I got stuck on this problem. Hope someone can give some hint to move on. Thanks.
Suppose $d_1(x,y) = |x-y|$, $d_2(x,y)=|\phi(x) – \phi(y)|$ where $\phi(x) = {x \over {1 + |x|}}$. Prove that $d_1$ and $d_2$ are metrics on $\mathbb{R}$ which induce the same topology, although $d_1$ is complete and $d_2$ is not.
For this problem, I can prove the part $d_1$ and $d_2$ are both metrics, $d_1$ is complete and $d_2$ is not. But I got stuck on the part to prove that two metrics induce the same topology (meaning that if $U$ is open in $(X,d_1)$, then it must be open in $(X, d_2)$).
More detail, for example, given $\epsilon > 0$, I need to find $\delta > 0$ such that if $d_2(x,y) < \delta$, then $d_1(x,y) < \epsilon$ and vice versa. Can anyone give me some hint to find those $\delta$. Thanks
Best Answer
The last statement is false: if you could always find such $\delta$ for each $\varepsilon$ such that it held for any pair $x,y$, and vice versa, the metrics would be uniformly equivalent. This implies that as uniform spaces they have the same uniformity and so their notion of completeness would also agree.

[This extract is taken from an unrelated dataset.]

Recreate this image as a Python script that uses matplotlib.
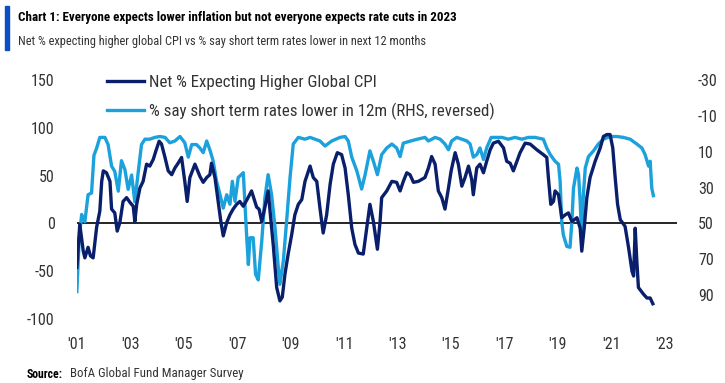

What you need to prove is that each ball with respect to $d_1$ contains one (with the same centre) with respect to $d_2$ and vice versa.
So you need
$$\forall x \in X \forall \varepsilon > 0 \exists \delta > 0 : B_{d_2}(x,\delta) \subseteq B_{d_1}(x,\varepsilon)\text{,}$$ and vice versa with $d_1$ and $d_2$ interchanged.
The inclusion can also be written as a quantifier statement and then gives:
$$\forall x \in X \forall \varepsilon > 0 \exists \delta > 0 : \forall y \in X: ( d_2(x,y) < \delta \rightarrow d_1(x,y) < \varepsilon )$$
(And the reverse too.) Note that the $\delta$ can depend on $x$ and in your statement it does not: you choose the same $\delta$ for all $x,y$.
As $d_2(x,y) = d(\phi(x),\phi(y))$ to prove this is closely related to showing $\phi$ continuous...